Your goal: Transcribe the listing in full, excluding any pictures.

##############################

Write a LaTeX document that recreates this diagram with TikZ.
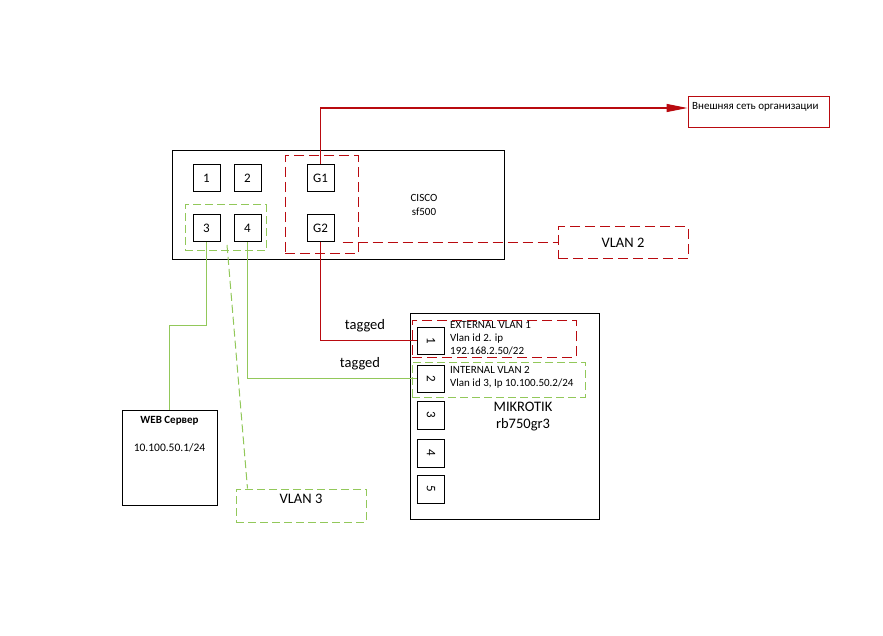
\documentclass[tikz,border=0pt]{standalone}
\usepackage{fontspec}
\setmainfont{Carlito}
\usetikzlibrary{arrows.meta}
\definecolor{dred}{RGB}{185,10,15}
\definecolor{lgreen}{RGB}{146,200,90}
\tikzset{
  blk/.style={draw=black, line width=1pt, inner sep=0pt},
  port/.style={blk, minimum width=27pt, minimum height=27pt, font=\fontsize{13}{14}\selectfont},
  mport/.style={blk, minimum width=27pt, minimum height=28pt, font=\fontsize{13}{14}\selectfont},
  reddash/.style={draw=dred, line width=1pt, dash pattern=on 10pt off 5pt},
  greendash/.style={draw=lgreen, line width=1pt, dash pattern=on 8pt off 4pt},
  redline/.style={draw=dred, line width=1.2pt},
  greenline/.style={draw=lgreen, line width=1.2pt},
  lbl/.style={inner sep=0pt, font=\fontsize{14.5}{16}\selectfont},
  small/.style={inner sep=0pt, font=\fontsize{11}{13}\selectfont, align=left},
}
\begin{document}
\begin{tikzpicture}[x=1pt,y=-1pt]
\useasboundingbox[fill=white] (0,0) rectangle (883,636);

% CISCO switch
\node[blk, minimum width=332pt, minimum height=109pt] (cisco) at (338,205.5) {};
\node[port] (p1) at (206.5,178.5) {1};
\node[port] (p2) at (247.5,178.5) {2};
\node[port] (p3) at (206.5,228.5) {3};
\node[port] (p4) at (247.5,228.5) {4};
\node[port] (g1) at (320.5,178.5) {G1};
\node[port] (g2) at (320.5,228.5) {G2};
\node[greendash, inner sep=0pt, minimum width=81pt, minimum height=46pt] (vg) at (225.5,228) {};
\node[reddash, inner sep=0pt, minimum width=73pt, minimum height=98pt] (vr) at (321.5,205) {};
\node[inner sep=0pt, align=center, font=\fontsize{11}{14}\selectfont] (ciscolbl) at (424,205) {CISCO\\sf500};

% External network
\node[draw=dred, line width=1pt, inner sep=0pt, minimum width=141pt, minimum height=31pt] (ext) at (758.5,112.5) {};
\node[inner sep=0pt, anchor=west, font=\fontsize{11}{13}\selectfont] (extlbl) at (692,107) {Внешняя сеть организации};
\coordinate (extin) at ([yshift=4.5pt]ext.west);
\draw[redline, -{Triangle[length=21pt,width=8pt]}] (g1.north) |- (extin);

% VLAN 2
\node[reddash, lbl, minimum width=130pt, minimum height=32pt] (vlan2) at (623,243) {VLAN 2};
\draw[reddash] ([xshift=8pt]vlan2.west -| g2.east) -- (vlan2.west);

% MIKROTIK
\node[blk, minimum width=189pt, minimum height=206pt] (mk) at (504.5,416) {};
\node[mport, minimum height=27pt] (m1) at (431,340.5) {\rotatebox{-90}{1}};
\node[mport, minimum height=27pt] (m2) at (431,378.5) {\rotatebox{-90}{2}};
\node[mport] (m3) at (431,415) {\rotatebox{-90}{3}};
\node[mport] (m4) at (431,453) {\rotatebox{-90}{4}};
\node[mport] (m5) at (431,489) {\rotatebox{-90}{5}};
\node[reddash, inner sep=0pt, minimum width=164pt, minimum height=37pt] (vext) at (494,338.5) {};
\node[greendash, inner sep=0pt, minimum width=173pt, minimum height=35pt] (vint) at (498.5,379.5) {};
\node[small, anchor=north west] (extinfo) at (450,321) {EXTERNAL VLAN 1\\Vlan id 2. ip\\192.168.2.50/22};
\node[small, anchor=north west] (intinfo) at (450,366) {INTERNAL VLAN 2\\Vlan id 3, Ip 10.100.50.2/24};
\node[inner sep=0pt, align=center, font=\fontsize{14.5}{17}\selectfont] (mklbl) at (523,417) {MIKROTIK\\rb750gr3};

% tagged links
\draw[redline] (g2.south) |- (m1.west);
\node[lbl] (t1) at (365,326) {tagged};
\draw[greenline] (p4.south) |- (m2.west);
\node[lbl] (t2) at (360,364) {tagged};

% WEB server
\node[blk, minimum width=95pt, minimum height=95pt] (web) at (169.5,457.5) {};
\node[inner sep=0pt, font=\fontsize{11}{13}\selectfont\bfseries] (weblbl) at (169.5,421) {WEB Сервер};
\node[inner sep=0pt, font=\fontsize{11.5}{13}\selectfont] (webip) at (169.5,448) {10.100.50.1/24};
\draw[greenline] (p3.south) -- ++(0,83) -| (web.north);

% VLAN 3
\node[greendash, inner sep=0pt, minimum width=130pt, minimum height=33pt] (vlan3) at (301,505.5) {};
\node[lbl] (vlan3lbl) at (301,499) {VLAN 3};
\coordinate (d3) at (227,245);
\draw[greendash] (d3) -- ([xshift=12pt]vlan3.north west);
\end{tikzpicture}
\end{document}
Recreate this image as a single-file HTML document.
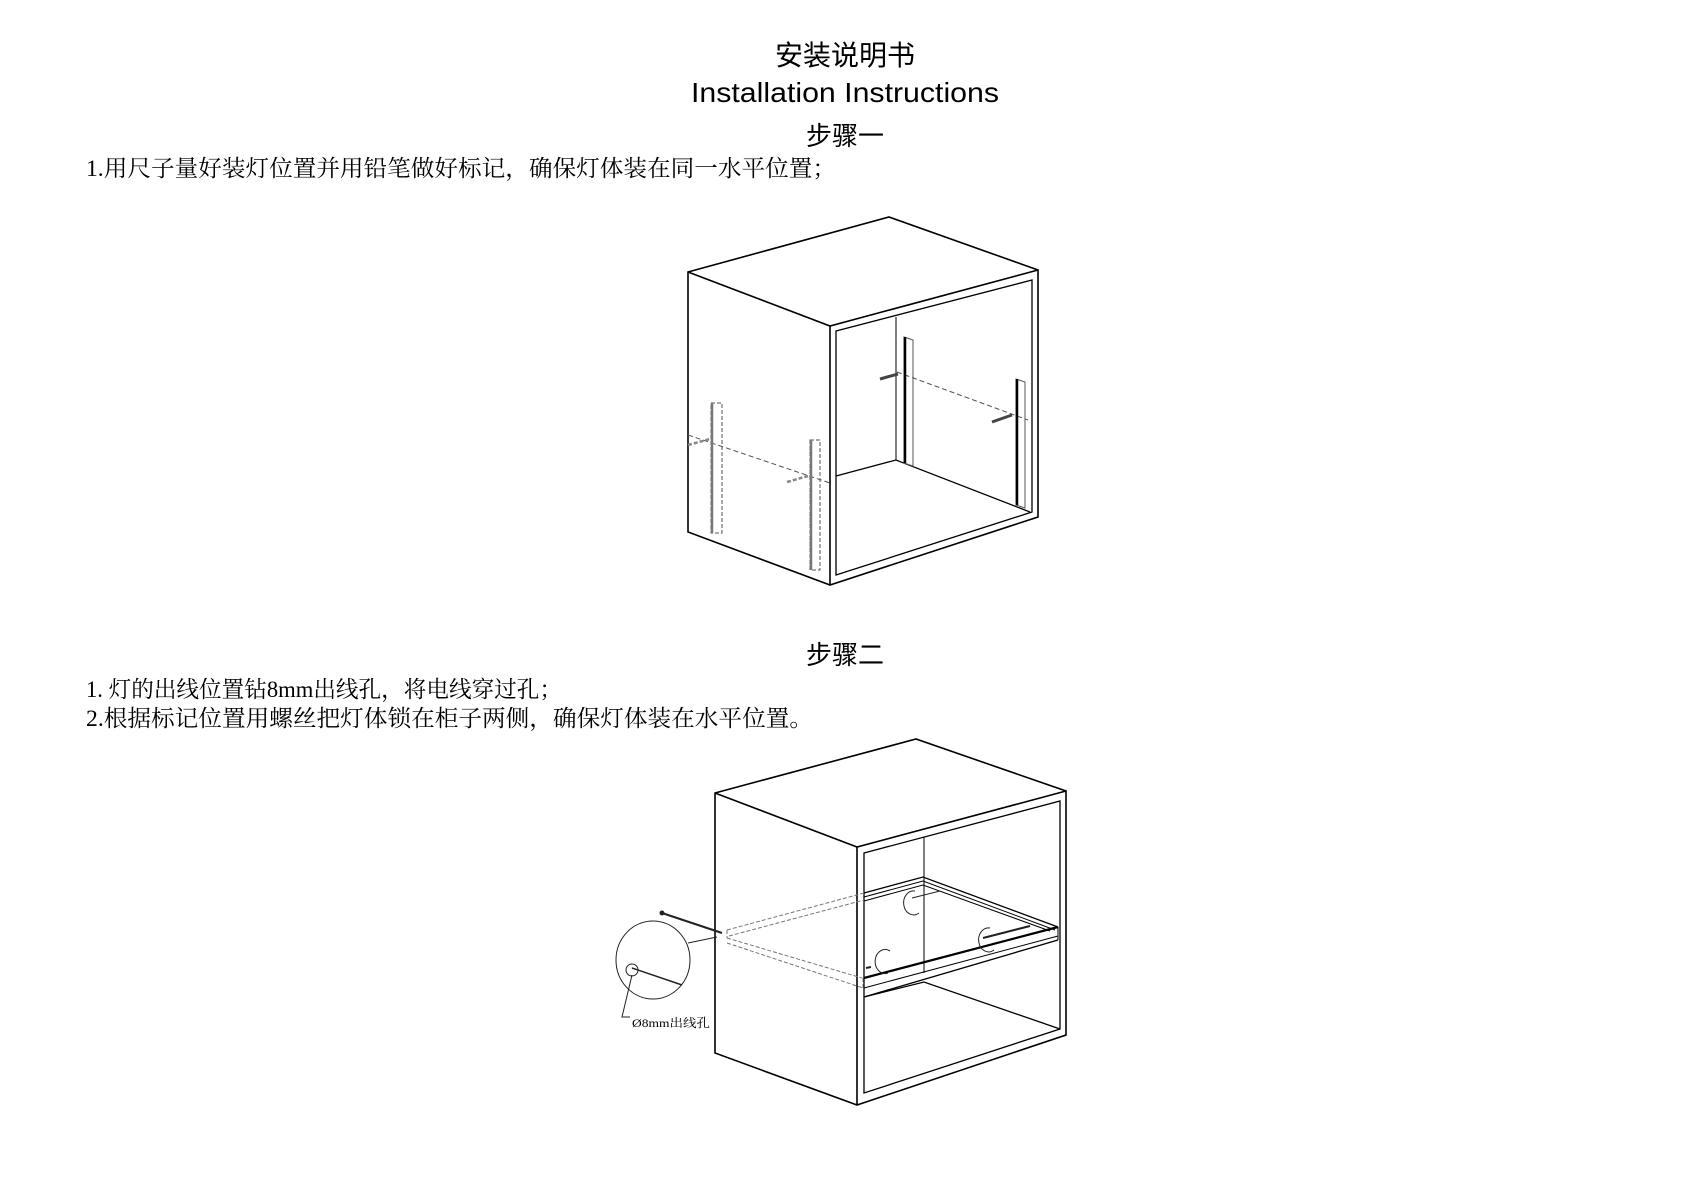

##############################

Task result:
Write a LaTeX document that recreates this diagram with TikZ.
\documentclass[tikz,border=0pt]{standalone}
\usepackage{fontspec}
\setmainfont{Carlito}
\usetikzlibrary{arrows.meta}
\definecolor{dred}{RGB}{185,10,15}
\definecolor{lgreen}{RGB}{146,200,90}
\tikzset{
  blk/.style={draw=black, line width=1pt, inner sep=0pt},
  port/.style={blk, minimum width=27pt, minimum height=27pt, font=\fontsize{13}{14}\selectfont},
  mport/.style={blk, minimum width=27pt, minimum height=28pt, font=\fontsize{13}{14}\selectfont},
  reddash/.style={draw=dred, line width=1pt, dash pattern=on 10pt off 5pt},
  greendash/.style={draw=lgreen, line width=1pt, dash pattern=on 8pt off 4pt},
  redline/.style={draw=dred, line width=1.2pt},
  greenline/.style={draw=lgreen, line width=1.2pt},
  lbl/.style={inner sep=0pt, font=\fontsize{14.5}{16}\selectfont},
  small/.style={inner sep=0pt, font=\fontsize{11}{13}\selectfont, align=left},
}
\begin{document}
\begin{tikzpicture}[x=1pt,y=-1pt]
\useasboundingbox[fill=white] (0,0) rectangle (883,636);

% CISCO switch
\node[blk, minimum width=332pt, minimum height=109pt] (cisco) at (338,205.5) {};
\node[port] (p1) at (206.5,178.5) {1};
\node[port] (p2) at (247.5,178.5) {2};
\node[port] (p3) at (206.5,228.5) {3};
\node[port] (p4) at (247.5,228.5) {4};
\node[port] (g1) at (320.5,178.5) {G1};
\node[port] (g2) at (320.5,228.5) {G2};
\node[greendash, inner sep=0pt, minimum width=81pt, minimum height=46pt] (vg) at (225.5,228) {};
\node[reddash, inner sep=0pt, minimum width=73pt, minimum height=98pt] (vr) at (321.5,205) {};
\node[inner sep=0pt, align=center, font=\fontsize{11}{14}\selectfont] (ciscolbl) at (424,205) {CISCO\\sf500};

% External network
\node[draw=dred, line width=1pt, inner sep=0pt, minimum width=141pt, minimum height=31pt] (ext) at (758.5,112.5) {};
\node[inner sep=0pt, anchor=west, font=\fontsize{11}{13}\selectfont] (extlbl) at (692,107) {Внешняя сеть организации};
\coordinate (extin) at ([yshift=4.5pt]ext.west);
\draw[redline, -{Triangle[length=21pt,width=8pt]}] (g1.north) |- (extin);

% VLAN 2
\node[reddash, lbl, minimum width=130pt, minimum height=32pt] (vlan2) at (623,243) {VLAN 2};
\draw[reddash] ([xshift=8pt]vlan2.west -| g2.east) -- (vlan2.west);

% MIKROTIK
\node[blk, minimum width=189pt, minimum height=206pt] (mk) at (504.5,416) {};
\node[mport, minimum height=27pt] (m1) at (431,340.5) {\rotatebox{-90}{1}};
\node[mport, minimum height=27pt] (m2) at (431,378.5) {\rotatebox{-90}{2}};
\node[mport] (m3) at (431,415) {\rotatebox{-90}{3}};
\node[mport] (m4) at (431,453) {\rotatebox{-90}{4}};
\node[mport] (m5) at (431,489) {\rotatebox{-90}{5}};
\node[reddash, inner sep=0pt, minimum width=164pt, minimum height=37pt] (vext) at (494,338.5) {};
\node[greendash, inner sep=0pt, minimum width=173pt, minimum height=35pt] (vint) at (498.5,379.5) {};
\node[small, anchor=north west] (extinfo) at (450,321) {EXTERNAL VLAN 1\\Vlan id 2. ip\\192.168.2.50/22};
\node[small, anchor=north west] (intinfo) at (450,366) {INTERNAL VLAN 2\\Vlan id 3, Ip 10.100.50.2/24};
\node[inner sep=0pt, align=center, font=\fontsize{14.5}{17}\selectfont] (mklbl) at (523,417) {MIKROTIK\\rb750gr3};

% tagged links
\draw[redline] (g2.south) |- (m1.west);
\node[lbl] (t1) at (365,326) {tagged};
\draw[greenline] (p4.south) |- (m2.west);
\node[lbl] (t2) at (360,364) {tagged};

% WEB server
\node[blk, minimum width=95pt, minimum height=95pt] (web) at (169.5,457.5) {};
\node[inner sep=0pt, font=\fontsize{11}{13}\selectfont\bfseries] (weblbl) at (169.5,421) {WEB Сервер};
\node[inner sep=0pt, font=\fontsize{11.5}{13}\selectfont] (webip) at (169.5,448) {10.100.50.1/24};
\draw[greenline] (p3.south) -- ++(0,83) -| (web.north);

% VLAN 3
\node[greendash, inner sep=0pt, minimum width=130pt, minimum height=33pt] (vlan3) at (301,505.5) {};
\node[lbl] (vlan3lbl) at (301,499) {VLAN 3};
\coordinate (d3) at (227,245);
\draw[greendash] (d3) -- ([xshift=12pt]vlan3.north west);
\end{tikzpicture}
\end{document}
Recreate this image as a single-file HTML document.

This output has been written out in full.